O episódio de The Sopranos, em que Richie Aprile aponta uma arma para a cabeça de Janice enquanto faz sexo, inspirou a cena em que Amy se masturba com o objeto (Foto: A24)

A precisa fotografia da trama foi feita por Larkin Seiple, mesmo diretor de EEAAO. Já a edição minuciosa e direta foi realizada por Harry Yoon, Nat Fuller, Laura Zempel e Jordan Kim, que trabalharam em séries como The Walking Dead, Better Call Saul e Watchmen. O resultado da união desses profissionais, especialmente, reflete que não basta uma vida regida por paletas pastéis e extrema organização, como Amy procura para alcançar a felicidade, mas justamente o espaço a ser dado ao que é inerente à nós: a ira, a agressividade, a frustração e a raiva. Não apenas performances sociais sufocantes que o mundo nos apresenta, quase sem opções.

Em um artigo da Netflix, os criadores procuram explicar a pretensiosa escolha de intitular cada episódio com citações e obras de arte que fazem referência a filmes, poemas e discursos famosos. No segundo episódio, por exemplo, o título O Êxtase de Estar Vivo é referente à citação de Joseph Campbell, que diz: “Eu não acho que o sentido da vida é o que estamos buscando. Eu acho que é a experiência de estar vivo […]”. Toda essa construção complexa e complementar ao que a narrativa apresenta é extremamente perigosa, afinal, se fosse injustamente boicotada por uma trama tão surpreendente, em termos de propósito, a adição dessas obras se tornariam munição ao inimigo.

Cena da série Treta. Nela estão os dois personagens, Danny Cho, interpretado por Steven Yeun, e seu irmão, interpretado por Young Mazino. Ambos estão em seus quartos, enquanto a visão que nos é mostrada é de suas portas lado a lado com a divisão de paredes. No quarto de Danny, ele está sentado no chão e é iluminado por luzes brancas quentes, enquanto no quarto ao lado seu irmão está sentado na cadeira do computador com luzes azuis e roxas.
Steven Yeun se tornou o primeiro asiático-estadunidense indicado ao Oscar de Melhor Ator em 2020 por Minari: Em Busca da Felicidade (Foto: A24)

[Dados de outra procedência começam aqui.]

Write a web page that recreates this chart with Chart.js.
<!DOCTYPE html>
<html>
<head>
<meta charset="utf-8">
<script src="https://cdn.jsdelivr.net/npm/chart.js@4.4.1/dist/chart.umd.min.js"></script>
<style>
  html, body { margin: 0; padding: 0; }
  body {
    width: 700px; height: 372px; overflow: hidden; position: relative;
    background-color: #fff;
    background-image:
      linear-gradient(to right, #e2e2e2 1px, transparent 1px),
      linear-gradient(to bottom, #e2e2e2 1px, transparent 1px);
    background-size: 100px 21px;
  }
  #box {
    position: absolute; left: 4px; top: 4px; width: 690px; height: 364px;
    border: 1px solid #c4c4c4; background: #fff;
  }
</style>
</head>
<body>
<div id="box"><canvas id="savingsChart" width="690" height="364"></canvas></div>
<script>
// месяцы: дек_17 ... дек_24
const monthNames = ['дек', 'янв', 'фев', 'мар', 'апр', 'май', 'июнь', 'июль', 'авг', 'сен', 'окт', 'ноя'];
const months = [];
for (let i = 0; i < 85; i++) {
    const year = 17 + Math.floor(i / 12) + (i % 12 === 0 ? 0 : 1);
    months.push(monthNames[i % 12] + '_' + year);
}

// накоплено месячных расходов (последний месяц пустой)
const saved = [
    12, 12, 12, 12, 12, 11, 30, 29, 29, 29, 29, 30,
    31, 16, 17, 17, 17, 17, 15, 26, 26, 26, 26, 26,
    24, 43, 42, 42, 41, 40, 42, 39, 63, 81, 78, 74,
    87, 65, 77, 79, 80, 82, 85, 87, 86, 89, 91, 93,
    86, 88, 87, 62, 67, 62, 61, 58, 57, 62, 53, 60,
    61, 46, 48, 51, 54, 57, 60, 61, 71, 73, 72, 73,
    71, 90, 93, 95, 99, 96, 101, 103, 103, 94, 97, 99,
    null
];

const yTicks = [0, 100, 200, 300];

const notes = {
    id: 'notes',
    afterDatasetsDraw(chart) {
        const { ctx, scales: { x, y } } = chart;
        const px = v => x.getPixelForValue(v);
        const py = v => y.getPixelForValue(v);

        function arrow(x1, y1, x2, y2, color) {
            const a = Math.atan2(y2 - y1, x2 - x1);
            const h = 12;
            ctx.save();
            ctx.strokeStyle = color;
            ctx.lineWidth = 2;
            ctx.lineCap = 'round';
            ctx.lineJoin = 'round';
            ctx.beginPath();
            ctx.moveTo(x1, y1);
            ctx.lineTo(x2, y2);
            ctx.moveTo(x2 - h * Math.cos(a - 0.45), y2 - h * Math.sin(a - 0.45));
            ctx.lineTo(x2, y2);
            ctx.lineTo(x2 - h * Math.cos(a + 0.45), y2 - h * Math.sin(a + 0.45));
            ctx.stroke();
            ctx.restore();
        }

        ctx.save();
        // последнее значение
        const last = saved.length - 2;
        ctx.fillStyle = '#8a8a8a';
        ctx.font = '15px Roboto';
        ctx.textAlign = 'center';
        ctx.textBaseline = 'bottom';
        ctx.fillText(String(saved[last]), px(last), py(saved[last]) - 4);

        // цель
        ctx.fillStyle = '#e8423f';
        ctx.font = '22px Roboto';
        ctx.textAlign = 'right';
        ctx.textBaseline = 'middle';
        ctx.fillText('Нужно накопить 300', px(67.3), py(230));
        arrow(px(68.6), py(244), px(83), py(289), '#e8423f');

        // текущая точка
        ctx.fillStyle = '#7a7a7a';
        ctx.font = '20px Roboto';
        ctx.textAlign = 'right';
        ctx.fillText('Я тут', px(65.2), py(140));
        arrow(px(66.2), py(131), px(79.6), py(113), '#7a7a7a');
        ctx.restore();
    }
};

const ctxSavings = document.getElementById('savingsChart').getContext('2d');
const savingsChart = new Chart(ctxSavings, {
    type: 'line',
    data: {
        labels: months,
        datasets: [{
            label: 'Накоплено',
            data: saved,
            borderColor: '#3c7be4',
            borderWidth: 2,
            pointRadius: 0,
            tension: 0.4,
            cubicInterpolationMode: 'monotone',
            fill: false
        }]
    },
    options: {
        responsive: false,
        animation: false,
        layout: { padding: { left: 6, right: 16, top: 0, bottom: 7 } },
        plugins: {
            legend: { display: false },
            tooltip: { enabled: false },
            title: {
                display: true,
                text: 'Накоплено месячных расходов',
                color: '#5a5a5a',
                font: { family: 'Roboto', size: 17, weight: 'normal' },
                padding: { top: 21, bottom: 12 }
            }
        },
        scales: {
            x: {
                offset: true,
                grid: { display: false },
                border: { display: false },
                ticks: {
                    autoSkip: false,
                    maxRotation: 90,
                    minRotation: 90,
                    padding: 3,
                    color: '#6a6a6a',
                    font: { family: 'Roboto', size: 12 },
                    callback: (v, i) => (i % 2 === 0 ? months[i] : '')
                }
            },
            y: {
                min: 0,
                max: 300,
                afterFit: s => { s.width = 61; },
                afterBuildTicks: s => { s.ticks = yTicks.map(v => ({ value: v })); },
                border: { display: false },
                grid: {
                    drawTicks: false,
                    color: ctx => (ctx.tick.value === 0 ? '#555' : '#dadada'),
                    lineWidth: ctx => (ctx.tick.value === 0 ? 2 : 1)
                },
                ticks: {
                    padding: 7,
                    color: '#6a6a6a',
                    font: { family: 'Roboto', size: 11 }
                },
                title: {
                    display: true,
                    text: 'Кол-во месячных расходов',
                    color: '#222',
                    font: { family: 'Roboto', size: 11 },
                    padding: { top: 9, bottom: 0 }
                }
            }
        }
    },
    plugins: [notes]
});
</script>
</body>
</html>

Assim, Treta nos convida a refletir sobre como lidamos com nossos sentimentos negativos e com o dos outros, em um mundo que parece cada vez mais complexo e hostil. Isso, nos apresentando personagens que se deixam levar por impulsos destrutivos, mas que também buscam por algo mais autêntico e humano em suas vidas. A obra nos faz questionar se há outras formas de expressar e acolher a nossa agressividade, sem cair na armadilha de um sistema que se alimenta das nossas angústias e sofrimentos. Sem uma segunda temporada confirmada, mantemos o sentimento de esperança de que algo tão bom possa melhorar e o medo de que percam a essência que faz a série ser especial.